Open, or ‘white box’ systems, are typically less accurate but the rules and decision trees which are utilised in the process are interpretable. This offers several advantages. It is possible to assess the validity of a prediction or, if there are errors, understand why these prediction errors occurred. Professor Nasraoui and her former doctoral student Behnoush Abdollahi have been developing such a system for recommendations that continues to proactively learn to make explainable predictions, overcoming issues with accuracy, but tries to remain more explainable in its decisions and results than alternative black box methods.
Professor Nasraoui’s work as part of the Knowledge Discovery and Web Mining Lab has far-reaching implications in the fields of big data and machine learning. The issue of bias in data, either through sampling or issues with feedback loops in the algorithm, means that the results of any machine learning approach should be carefully considered and Professor Nasraoui has been developing tool and algorithms to do that. She is also working on alternative approaches to black box methods that may help users make fully informed decisions about the data they are using, something that is becoming increasing critical with the growing reliance on the results of these types of analysis.
Can you discuss an example of biased machine learning results causing poor decisions?
<>I can think of two cases:
Filter bubbles: Suppose that an algorithm learns that you like a certain category of news simply because you happened to have clicked on a few popular items at some initial point, and then all news starts getting filtered through this narrow lens built by the model. If all the news you see happens to be visible to you because it passed through the algorithmic filter, and you therefore do not click on any alternative views, the algorithm will perceive your limitation in discovery as a narrow interest and will keep reinforcing its filter, hiding even more diverse options from your recommended items.
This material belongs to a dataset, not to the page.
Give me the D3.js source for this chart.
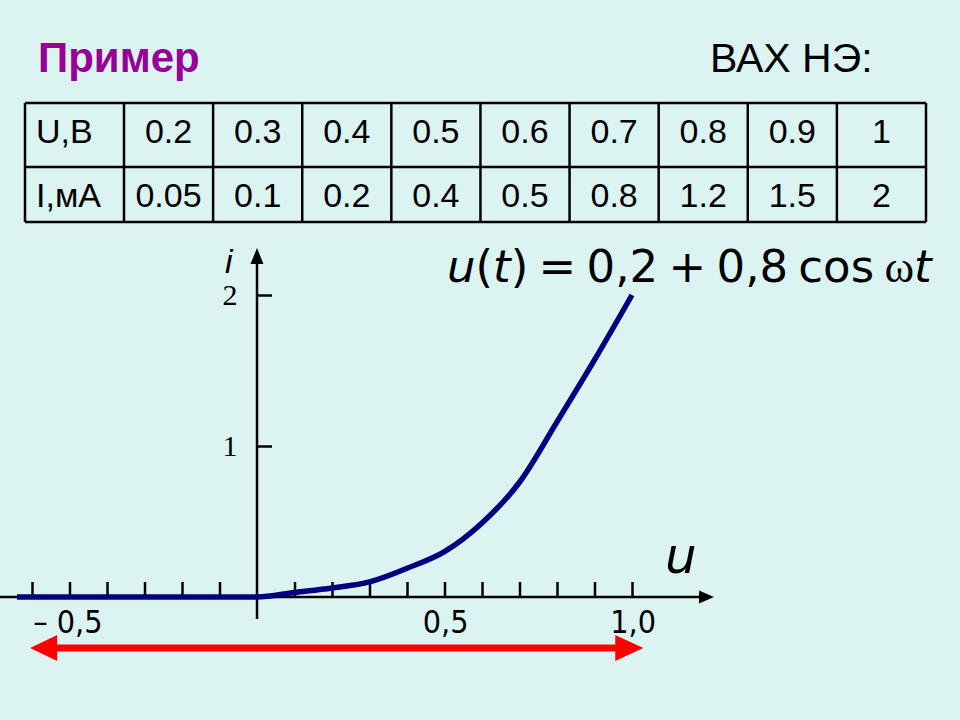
<!DOCTYPE html>
<html><head><meta charset="utf-8">
<script src="https://cdn.jsdelivr.net/npm/d3@7"></script>
<style>html,body{margin:0;padding:0;background:#DCF4F1;}svg{display:block;}</style>
</head><body>
<svg id="chart" width="960" height="720"></svg>
<script>
// ---- data ----
const tableU = [0.2, 0.3, 0.4, 0.5, 0.6, 0.7, 0.8, 0.9, 1];
const tableI = [0.05, 0.1, 0.2, 0.4, 0.5, 0.8, 1.2, 1.5, 2];
const rowLabels = ["U,В", "I,мА"];
const curveU = [-0.64, 0, 0.1, 0.2, 0.3, 0.4, 0.5, 0.6, 0.7, 0.8, 0.9, 1.0];
const curveI = [0, 0, 0.03, 0.06, 0.1, 0.19, 0.3, 0.49, 0.76, 1.16, 1.57, 2.0];
const xTicks = [-0.6,-0.5,-0.4,-0.3,-0.2,-0.1,0.1,0.2,0.3,0.4,0.5,0.6,0.7,0.8,0.9,1.0];
const xTickLabels = [{u:-0.5, text:"– 0,5"}, {u:0.5, text:"0,5"}, {u:1.0, text:"1,0"}];
const yTicks = [1, 2];
const yTickLabels = ["1", "2"];
const swing = [-0.605, 1.03];

const svg = d3.select("#chart");
svg.append("rect").attr("width",960).attr("height",720).attr("fill","#DCF4F1");

// ---- titles ----
svg.append("text").attr("x",38).attr("y",72).attr("font-family","'Liberation Sans', Arial, sans-serif")
  .attr("font-size",42).attr("font-weight","bold").attr("fill","#990099").text("Пример");
svg.append("text").attr("x",710).attr("y",72).attr("font-family","'Liberation Sans', Arial, sans-serif")
  .attr("font-size",41).attr("fill","#000").text("ВАХ НЭ:");

// ---- table ----
const tbl = svg.append("g");
const colX = d3.scaleBand().domain(tableU.map(String)).range([124, 926]);
const rowY = [103, 167, 222];
const tableLeft = 25, tableRight = 926;
const lineStyle = s => s.attr("stroke","#000").attr("stroke-width",2.5);
rowY.forEach(y => tbl.append("line").attr("x1",tableLeft).attr("x2",tableRight).attr("y1",y).attr("y2",y).call(lineStyle));
[tableLeft, ...tableU.map(u => colX(String(u))), tableRight].forEach(x =>
  tbl.append("line").attr("x1",x).attr("x2",x).attr("y1",rowY[0]).attr("y2",rowY[2]).call(lineStyle));
const tfont = "'Liberation Sans', Arial, sans-serif";
const baselines = [143, 207];
rowLabels.forEach((t,r) => tbl.append("text").attr("x",tableLeft+11).attr("y",baselines[r])
  .attr("font-family",tfont).attr("font-size",34).text(t));
[tableU, tableI].forEach((arr,r) => {
  tbl.selectAll(null).data(arr.map((v,k)=>({v, u:tableU[k]}))).enter().append("text")
    .attr("x", d => colX(String(d.u)) + colX.bandwidth()/2)
    .attr("y", baselines[r]).attr("text-anchor","middle")
    .attr("font-family",tfont).attr("font-size",34).text(d => String(d.v));
});

// ---- scales ----
const x = d3.scaleLinear().domain([0, 1]).range([257, 632]);
const y = d3.scaleLinear().domain([0, 2]).range([597, 295]);

// ---- axes ----
const ax = svg.append("g");
ax.append("line").attr("x1",0).attr("x2",703).attr("y1",y(0)).attr("y2",y(0)).attr("stroke","#000").attr("stroke-width",2.5);
ax.append("path").attr("d",`M714,${y(0)} L699,${y(0)-6.5} L699,${y(0)+6.5} Z`).attr("fill","#000");
const xAxisG = ax.append("g").attr("transform",`translate(0,${y(0)})`)
  .call(d3.axisTop(x).tickValues(xTicks).tickSize(15).tickFormat(""));
xAxisG.select(".domain").remove();
xAxisG.selectAll(".tick line").attr("stroke","#000").attr("stroke-width",2.5);
ax.append("line").attr("x1",x(0)).attr("x2",x(0)).attr("y1",619).attr("y2",260).attr("stroke","#000").attr("stroke-width",2.5);
ax.append("path").attr("d",`M${x(0)},248 L${x(0)-6.5},264 L${x(0)+6.5},264 Z`).attr("fill","#000");
const yAxisG = ax.append("g").attr("transform",`translate(${x(0)},0)`)
  .call(d3.axisRight(y).tickValues(yTicks).tickSize(15).tickFormat(""));
yAxisG.select(".domain").remove();
yAxisG.selectAll(".tick line").attr("stroke","#000").attr("stroke-width",2.5);

svg.selectAll(null).data(yTicks).enter().append("text")
  .attr("x", x(0)-27).attr("y", d => y(d)+10).attr("text-anchor","middle")
  .attr("font-family","'Liberation Serif', 'Times New Roman', serif").attr("font-size",30)
  .text((d,k) => yTickLabels[k]);
svg.append("text").attr("x",225).attr("y",273).attr("font-family","'Liberation Sans', Arial, sans-serif")
  .attr("font-style","italic").attr("font-size",34).text("i");
svg.append("text").attr("x",665).attr("y",573).attr("font-family","'DejaVu Sans', Verdana, sans-serif")
  .attr("font-style","italic").attr("font-size",50).text("u");

svg.selectAll(null).data(xTickLabels).enter().append("text")
  .attr("x", d => x(d.u) + (d.u < 0 ? 33 : 24)).attr("y", 633).attr("text-anchor","end")
  .attr("font-family","'DejaVu Sans Condensed', 'DejaVu Sans', sans-serif").attr("font-size",32)
  .text(d => d.text);

// ---- curve ----
const pts = curveU.map((u,k) => [u, curveI[k]]);
svg.append("path").datum(pts)
  .attr("d", d3.line().x(d => x(d[0])).y(d => y(d[1])).curve(d3.curveMonotoneX))
  .attr("fill","none").attr("stroke","#000080").attr("stroke-width",5.5).attr("stroke-linejoin","round");

// ---- swing arrow ----
const ay = 648;
const xl = x(swing[0]), xr = x(swing[1]);
svg.append("line").attr("x1",xl+20).attr("x2",xr-20).attr("y1",ay).attr("y2",ay).attr("stroke","#FF0000").attr("stroke-width",7);
svg.append("path").attr("d",`M${xl},${ay} L${xl+27},${ay-13} L${xl+27},${ay+13} Z`).attr("fill","#FF0000");
svg.append("path").attr("d",`M${xr},${ay} L${xr-28},${ay-13} L${xr-28},${ay+13} Z`).attr("fill","#FF0000");

// ---- formula ----
const f = svg.append("text").attr("x",447).attr("y",282)
  .attr("font-family","'DejaVu Sans', Verdana, sans-serif").attr("font-size",45).attr("fill","#000")
  .attr("word-spacing",-4);
f.append("tspan").attr("font-style","italic").text("u");
f.append("tspan").text("(");
f.append("tspan").attr("font-style","italic").text("t");
f.append("tspan").text(") = 0,2 + 0,8 cos ");
f.append("tspan").attr("font-family","'Liberation Serif', serif").text("ω");
f.append("tspan").attr("font-style","italic").text("t");
</script>
</body></html>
Unfair predictions: Suppose that an algorithm learns a predictive model for some risk scoring using data about people that includes certain demographic attributes. If the data itself hides some systemic societal biases, then the predictive model will simply learn and echo those biases. One example is a model to predict which individuals are likely to be indicted for consuming illegal drugs when people from certain ethnic backgrounds tend to be suspected, screened, arrested, and prosecuted at a higher rate.
Do users notice when extensive content filtering is occurring with feedback loops?
<>Most users are not aware that advanced algorithms act like gateways between them and the information they could potentially discover. Often users are missing out on information that could be discovered without even realising it. This is the biggest danger to discovery.
Are white box algorithms more difficult to create than black box ones?
<>White box models are easier to create. However they tend to be less powerful than black box models in making accurate predictions. This is one reason why black box models are popular.
Given the importance of machine learning algorithms, will there be standards and legislation around using ‘fair’ algorithms?
<>This has already started: the European Union recently passed a law requiring that algorithmic predictions that have an impact on humans must provide an explanation for the reasoning behind the prediction. The city of New York is also considering a bill that will assign a task force to monitor the fairness of predictive algorithms that influence decisions concerning people to try to prevent biased and unfair algorithms that discriminate.